Bei bestimmten Krankheiten sei es finanziell sehr lohnend, die Patienten eng zu betreuen, sagt der Gesundheitsökonom Willy Oggier. Diabetes sei ein klassisches Beispiel. «Mit Prävention und Bewusstseinsbildung kann sehr früh etwas gemacht werden», so Oggier. Viermal im Jahr beim Arzt über Ernährung und Bewegung diskutieren und die zentralen Laborwerte prüfen, das wirke sich positiv aus.
Vorbeugen und begleiten
Hierbei besteht durchaus Sparpotenzial: Ohne Begleiterkrankungen kostet eine Diabetes-Behandlung 3000 Franken pro Jahr. Mit Begleiterkrankungen wie Herz-Kreislauf-Problemen, Rheuma oder erhöhten Blutfettwerten kostet die Behandlung vier Mal so viel. Eine koordinierte Behandlung, in der ein eingespieltes Spezialisten-Netz den Patienten wie aus einer Hand betreut, macht deshalb Sinn.
Mangel an Fachpersonen
Das findet auch die Pflegewissenschaftlerin Maya Shaha. Nur müsse man sich bewusst sein, dass die Patienten so auch einen Teil ihrer Autonomie verlören, sagt sie. Den Arzt zu wechseln, wenn die Chemie nicht mehr stimmt, das sei in einem etablierten Behandlungsteam nämlich nicht mehr so einfach möglich. Beginnt hier also die Rationierung im Gesundheitswesen? Nein, sagt Shaha. Die Rationierung habe längst begonnen.
Viele Stellen im Gesundheitsbereich könnten nicht mit dem nötigen Fachpersonal besetzt werden. Wegen des Personalmangels hätten Pfleger und Ärztinnen zu wenig Zeit für die Patienten und sie müssten schon heute Prioritäten setzen.
Verdeckte Rationierung
Das ist nicht alles, wie Markus Zimmermann ergänzt. Er arbeitet mit Shaha zusammen in der nationalen Ethikkommission. Es gebe eine weitere verdeckte Rationierung: Nicht alle wichtigen medizinischen Leistungen würden nämlich überall in der Schweiz in gleichem Mass angeboten. Als Beispiel nennt der Theologe und Ethiker von der Universität Freiburg Palliative Care, also die Versorgung von chronisch kranken Menschen, die unter starken Schmerzen leiden oder am Ende des Lebens angelangt sind.

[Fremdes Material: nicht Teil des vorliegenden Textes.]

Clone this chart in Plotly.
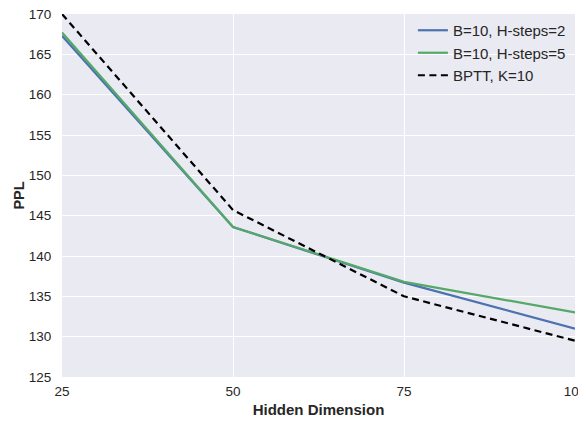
import plotly.graph_objects as go

hidden_dim = [25, 50, 75, 100]
h2 = [167.3, 143.6, 136.7, 131.0]
h5 = [167.7, 143.6, 136.8, 133.0]
bptt = [170.0, 145.7, 135.0, 129.5]

x_ticks = [25, 50, 75, 100]
y_ticks = [125, 130, 135, 140, 145, 150, 155, 160, 165, 170]

FONT = "Liberation Sans, Arial, sans-serif"

fig = go.Figure()
fig.add_trace(go.Scatter(x=hidden_dim, y=h2, mode="lines", name="B=10, H-steps=2",
                         line=dict(color="#4C72B0", width=2.2)))
fig.add_trace(go.Scatter(x=hidden_dim, y=h5, mode="lines", name="B=10, H-steps=5",
                         line=dict(color="#55A868", width=2.2)))
fig.add_trace(go.Scatter(x=hidden_dim, y=bptt, mode="lines", name="BPTT, K=10",
                         line=dict(color="black", width=2.2, dash="7px,4.5px")))

# page body has an 8px default margin, so the figure is sized/offset to compensate
fig.update_layout(
    width=578, height=413,
    margin=dict(l=54, r=11, t=6, b=44),
    paper_bgcolor="white",
    plot_bgcolor="#EAEAF2",
    font=dict(family=FONT, size=13.5, color="#262626"),
    showlegend=True,
    legend=dict(x=0.684, y=1.0, xanchor="left", yanchor="top",
                bgcolor="rgba(0,0,0,0)", font=dict(size=15, color="#262626"),
                tracegroupgap=0, itemwidth=30),
    xaxis=dict(range=[25, 100], tickvals=x_ticks, ticktext=[str(v) for v in x_ticks],
               showgrid=True, gridcolor="white", gridwidth=1.3, zeroline=False,
               showline=False, ticks="outside", ticklen=2, tickcolor="rgba(0,0,0,0)",
               automargin=False, ticklabeloverflow="allow",
               title=dict(text="<b>Hidden Dimension</b>", font=dict(size=15), standoff=6)),
    yaxis=dict(range=[125, 170], tickvals=y_ticks, ticktext=[str(v) for v in y_ticks],
               showgrid=True, gridcolor="white", gridwidth=1.3, zeroline=False,
               showline=False, ticks="outside", ticklen=7, tickcolor="rgba(0,0,0,0)",
               automargin=False, ticklabeloverflow="allow",
               title=dict(text="<b>PPL</b>", font=dict(size=14.5), standoff=0)),
)

fig.write_html("out.html")
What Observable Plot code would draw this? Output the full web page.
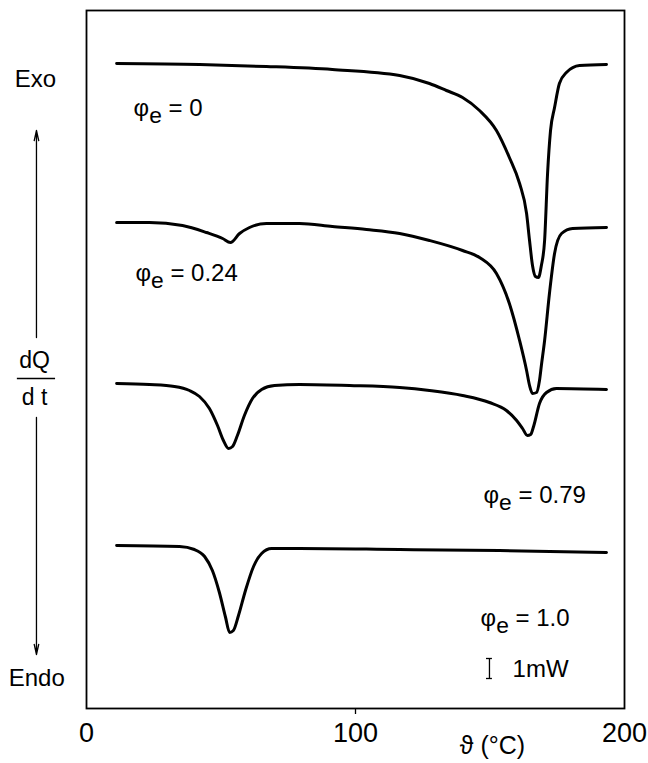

«Hier gibt es grosse Unterschiede», konstatiert er. In gewissen Regionen sei die Versorgung sehr gut, etwa in der Ostschweiz oder im Waadtland. An anderen Orten sei sie sehr dürftig, etwa in der Innerschweiz. In diesem Bereich müsste das Angebot also ausgebaut werden, sagt Zimmermann. Klar, das koste Geld. Dafür könne andernorts abgebaut werden, ist er überzeugt.
Auch über Spitalkosten von Sterbenden diskutieren
Finanziell ins Gewicht fallen vor allem die Operationen am Lebensende. Aber es gehe nicht um Rationierung, sondern um ein ehrliches Abwägen, was dem Patienten wirklich noch etwas bringe – eine letzte teure Behandlung bei Lungenkrebs zum Beispiel.
Zimmermann zitiert dazu eine renommierte Studie. Sie zeige, dass – wenn Palliativmedizin früh genug eingesetzt werde – die Patienten das Lebenensende besser erleben, sogar länger leben «und viel kostengünstiger sind».
Die Experten sind sich einig: Es gehe nicht darum, alten Menschen am Lebensende lebensnotwendige Massnahmen zu verweigern. Aber es gelte jetzt in Politik und Gesellschaft das Tabu zu brechen; und auch bei sterbenden Menschen über die Spitalkosten zu sprechen.